Tale convergenza non è solo dettata dalla vicinanza tra le posizioni politiche di contestati leader come i Presidenti di Brasilia e Buenos Aires, Michel Temer e Mauricio Macri, fautori di riforme mercantiliste e neo-liberiste, con le istanze di Washington ma anche incentivata dalla necessità percepita dagli Stati Uniti di evitare il compattamento di un blocco latinoamericano omogeneamente ostile alla loro presenza negli scenari regionali. Tale blocco, che oggi vede il suo zoccolo duro nell’ALBA nata sotto l’impulso di Hugo Chavez e Fidel Castro, ha a lungo compreso gli stessi Brasile e Argentina, i cui governi del “socialismo del XXI secolo” sono stati estromessi negli ultimi anni a vantaggio di forze politiche liberali che godono di un consenso in continuo deterioramento a causa dell’inefficacia delle loro riforme. L’annuncio delle grandi esercitazioni congiunte che, nel prossimo mese di novembre, porteranno le forze armate statunitensi in Amazzonia ha rappresentato un deciso segno della volontà statunitense. 

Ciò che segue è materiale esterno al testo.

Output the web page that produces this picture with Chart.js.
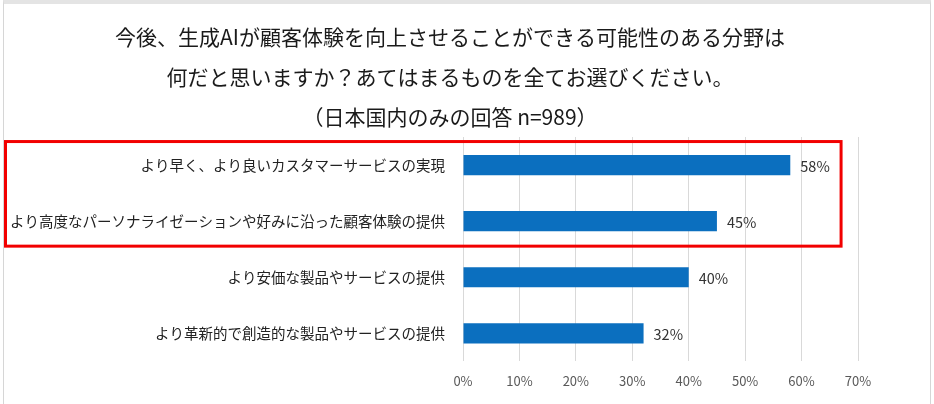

Le esercitazioni interesseranno un’area decisamente vicina al Venezuela chavista, squassato dalla duratura crisi economica e da una serie di violente proteste di piazza dietro cui il governo di Caracas dichiara di vedere l’operato di Washington: l’attenzione tributata alla Repubblica Bolivariana da parte dell’attuale amministrazione è notevole, ed è indubbio che Trump e i suoi parteggino apertamente per il regime change, essendo dichiaratamente ostili al Presidente Nicolas Maduro e schierati al fianco dell’opposizione tanto sul piano diplomatico quanto in seno all’OSA. Il ricevimento alla Casa Bianca di Lilian Tintori, moglie del leader di Voluntad Popular Leopoldo Lopez, alla presenza del Senatore Rubio, ha segnato in tal senso la scelta di Trump di inasprire la linea antichavista delle precedenti amministrazioni: pur di smuovere il terreno sotto i piedi di Maduro, infatti, il governo di Washington è arrivato a perorare la liberazione di Lopez, condannato a 13 anni e 9 mesi di prigione nel settembre 2015 per il suo ruolo giocato nell’incentivazione delle violentissime proteste di piazza che, nell’anno precedente, avevano assunto la forma di una vera e propria manovra eversiva contro Maduro e avevano causato la morte di oltre 40 persone. Sul Venezuela, al tempo stesso, aleggia il risentimento personale del Segretario di Stato Rex Tillerson, che da CEO di ExxonMobil vide numerose operazioni nel Paese frenate dalla volontà del Presidente Hugo Chavez di riportare sotto il controllo pubblico l’industria petrolifera nazionale.

Altrettanto complessa è la questione cubana: con un recente ordine esecutivo, Trump ha avviato lo smantellamento dell’accordo siglato nel 2014 da Barack Obama e Raul Castro e avviato un processo che porterà a nuove restrizioni nei permessi di viaggio verso l’Isla Bonita e nelle possibilità, per le imprese statunitensi, di portare avanti rapporti economici con le società facenti capo alle organizzazioni militari del governo rivoluzionario. Restrizioni mirate innanzitutto ad accontentare il serbatoio elettorale cubano-americano che, come detto, ha favorito la conquista trumpiana della Florida e ora si vede ricambiato con prese di posizione anticastriste che, sul lungo periodo, difficilmente porteranno acqua al mulino delle prospettive geopolitiche statunitensi. La storia ha infatti insegnato come la chiusura ermetica a Cuba non abbia aiutato, nel corso degli ultimi decenni, gli Stati Uniti a piegare il governo dei Castro, nonostante le dure sofferenze imposte dall’assedio politico-economico. La reiterazione di un regime tanto rigido appare, allo stato attuale delle cose, difficile da giustificare prescindendo dai legami tra l’amministrazione e un preciso gruppo di pressione politico-sociale. Contraddizioni e debolezze di una politica latinoamericana che, seppur congegnata su capisaldi riconoscibili, risulta applicata in maniera molto approssimativa: il Trump in versione Monroe, nei suoi primi mesi di governo, si è approcciato in modo decisamente confusionario alla complessa situazione geopolitica della regione oltre il Rio Bravo.